§ **SET EXERCISE**:
Retype each line exactly. Skip images.

===============

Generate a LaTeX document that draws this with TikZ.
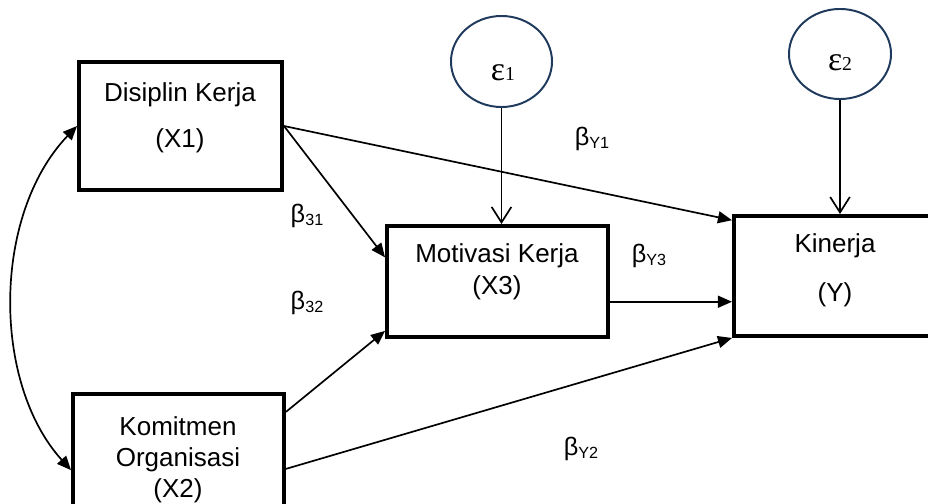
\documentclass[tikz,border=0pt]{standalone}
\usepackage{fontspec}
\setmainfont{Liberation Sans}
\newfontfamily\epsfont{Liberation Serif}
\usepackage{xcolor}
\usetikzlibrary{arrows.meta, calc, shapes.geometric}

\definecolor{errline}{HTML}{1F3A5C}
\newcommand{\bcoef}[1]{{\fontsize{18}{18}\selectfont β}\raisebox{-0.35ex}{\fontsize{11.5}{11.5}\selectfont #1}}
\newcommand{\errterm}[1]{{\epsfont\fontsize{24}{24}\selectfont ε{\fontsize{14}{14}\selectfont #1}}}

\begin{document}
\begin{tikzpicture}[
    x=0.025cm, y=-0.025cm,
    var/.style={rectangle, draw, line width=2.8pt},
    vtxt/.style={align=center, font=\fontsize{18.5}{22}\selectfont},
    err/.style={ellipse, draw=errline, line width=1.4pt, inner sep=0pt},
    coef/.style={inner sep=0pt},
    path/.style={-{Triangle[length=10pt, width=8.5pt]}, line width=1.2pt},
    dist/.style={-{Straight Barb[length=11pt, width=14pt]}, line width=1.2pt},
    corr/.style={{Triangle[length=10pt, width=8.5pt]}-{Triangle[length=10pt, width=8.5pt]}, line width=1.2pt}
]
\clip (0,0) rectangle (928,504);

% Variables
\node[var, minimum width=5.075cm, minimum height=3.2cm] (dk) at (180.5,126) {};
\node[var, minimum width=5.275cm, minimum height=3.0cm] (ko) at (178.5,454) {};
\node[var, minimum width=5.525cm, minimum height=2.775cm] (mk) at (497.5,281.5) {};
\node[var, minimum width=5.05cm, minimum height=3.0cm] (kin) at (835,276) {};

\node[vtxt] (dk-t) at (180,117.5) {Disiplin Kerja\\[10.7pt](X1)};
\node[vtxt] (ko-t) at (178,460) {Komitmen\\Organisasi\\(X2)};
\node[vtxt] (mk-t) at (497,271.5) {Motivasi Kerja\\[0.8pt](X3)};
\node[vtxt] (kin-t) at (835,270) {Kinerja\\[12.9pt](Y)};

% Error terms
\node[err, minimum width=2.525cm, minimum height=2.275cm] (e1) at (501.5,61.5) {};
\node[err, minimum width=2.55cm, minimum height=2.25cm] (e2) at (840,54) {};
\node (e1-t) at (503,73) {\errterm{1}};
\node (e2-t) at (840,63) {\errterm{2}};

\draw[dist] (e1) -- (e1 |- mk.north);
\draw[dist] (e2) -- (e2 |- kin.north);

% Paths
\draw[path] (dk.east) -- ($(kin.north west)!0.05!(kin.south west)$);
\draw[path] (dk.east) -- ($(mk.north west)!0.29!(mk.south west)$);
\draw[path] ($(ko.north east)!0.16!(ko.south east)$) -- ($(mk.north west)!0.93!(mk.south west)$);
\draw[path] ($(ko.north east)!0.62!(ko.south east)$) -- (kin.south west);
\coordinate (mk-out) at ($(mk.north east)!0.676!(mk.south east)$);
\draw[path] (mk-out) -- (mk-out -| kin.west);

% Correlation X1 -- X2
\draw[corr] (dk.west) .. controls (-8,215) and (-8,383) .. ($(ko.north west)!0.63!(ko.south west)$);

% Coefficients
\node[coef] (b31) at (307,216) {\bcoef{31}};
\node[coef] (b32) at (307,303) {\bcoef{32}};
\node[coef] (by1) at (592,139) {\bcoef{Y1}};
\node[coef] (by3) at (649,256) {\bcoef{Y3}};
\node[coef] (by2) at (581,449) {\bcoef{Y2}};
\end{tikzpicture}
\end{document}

===============

§ **ANSWER FOR THE TASK**:
Generate a LaTeX document that draws this with TikZ.
\documentclass[tikz,border=0pt]{standalone}
\usepackage{fontspec}
\setmainfont{Liberation Sans}
\newfontfamily\epsfont{Liberation Serif}
\usepackage{xcolor}
\usetikzlibrary{arrows.meta, calc, shapes.geometric}

\definecolor{errline}{HTML}{1F3A5C}
\newcommand{\bcoef}[1]{{\fontsize{18}{18}\selectfont β}\raisebox{-0.35ex}{\fontsize{11.5}{11.5}\selectfont #1}}
\newcommand{\errterm}[1]{{\epsfont\fontsize{24}{24}\selectfont ε{\fontsize{14}{14}\selectfont #1}}}

\begin{document}
\begin{tikzpicture}[
    x=0.025cm, y=-0.025cm,
    var/.style={rectangle, draw, line width=2.8pt},
    vtxt/.style={align=center, font=\fontsize{18.5}{22}\selectfont},
    err/.style={ellipse, draw=errline, line width=1.4pt, inner sep=0pt},
    coef/.style={inner sep=0pt},
    path/.style={-{Triangle[length=10pt, width=8.5pt]}, line width=1.2pt},
    dist/.style={-{Straight Barb[length=11pt, width=14pt]}, line width=1.2pt},
    corr/.style={{Triangle[length=10pt, width=8.5pt]}-{Triangle[length=10pt, width=8.5pt]}, line width=1.2pt}
]
\clip (0,0) rectangle (928,504);

% Variables
\node[var, minimum width=5.075cm, minimum height=3.2cm] (dk) at (180.5,126) {};
\node[var, minimum width=5.275cm, minimum height=3.0cm] (ko) at (178.5,454) {};
\node[var, minimum width=5.525cm, minimum height=2.775cm] (mk) at (497.5,281.5) {};
\node[var, minimum width=5.05cm, minimum height=3.0cm] (kin) at (835,276) {};

\node[vtxt] (dk-t) at (180,117.5) {Disiplin Kerja\\[10.7pt](X1)};
\node[vtxt] (ko-t) at (178,460) {Komitmen\\Organisasi\\(X2)};
\node[vtxt] (mk-t) at (497,271.5) {Motivasi Kerja\\[0.8pt](X3)};
\node[vtxt] (kin-t) at (835,270) {Kinerja\\[12.9pt](Y)};

% Error terms
\node[err, minimum width=2.525cm, minimum height=2.275cm] (e1) at (501.5,61.5) {};
\node[err, minimum width=2.55cm, minimum height=2.25cm] (e2) at (840,54) {};
\node (e1-t) at (503,73) {\errterm{1}};
\node (e2-t) at (840,63) {\errterm{2}};

\draw[dist] (e1) -- (e1 |- mk.north);
\draw[dist] (e2) -- (e2 |- kin.north);

% Paths
\draw[path] (dk.east) -- ($(kin.north west)!0.05!(kin.south west)$);
\draw[path] (dk.east) -- ($(mk.north west)!0.29!(mk.south west)$);
\draw[path] ($(ko.north east)!0.16!(ko.south east)$) -- ($(mk.north west)!0.93!(mk.south west)$);
\draw[path] ($(ko.north east)!0.62!(ko.south east)$) -- (kin.south west);
\coordinate (mk-out) at ($(mk.north east)!0.676!(mk.south east)$);
\draw[path] (mk-out) -- (mk-out -| kin.west);

% Correlation X1 -- X2
\draw[corr] (dk.west) .. controls (-8,215) and (-8,383) .. ($(ko.north west)!0.63!(ko.south west)$);

% Coefficients
\node[coef] (b31) at (307,216) {\bcoef{31}};
\node[coef] (b32) at (307,303) {\bcoef{32}};
\node[coef] (by1) at (592,139) {\bcoef{Y1}};
\node[coef] (by3) at (649,256) {\bcoef{Y3}};
\node[coef] (by2) at (581,449) {\bcoef{Y2}};
\end{tikzpicture}
\end{document}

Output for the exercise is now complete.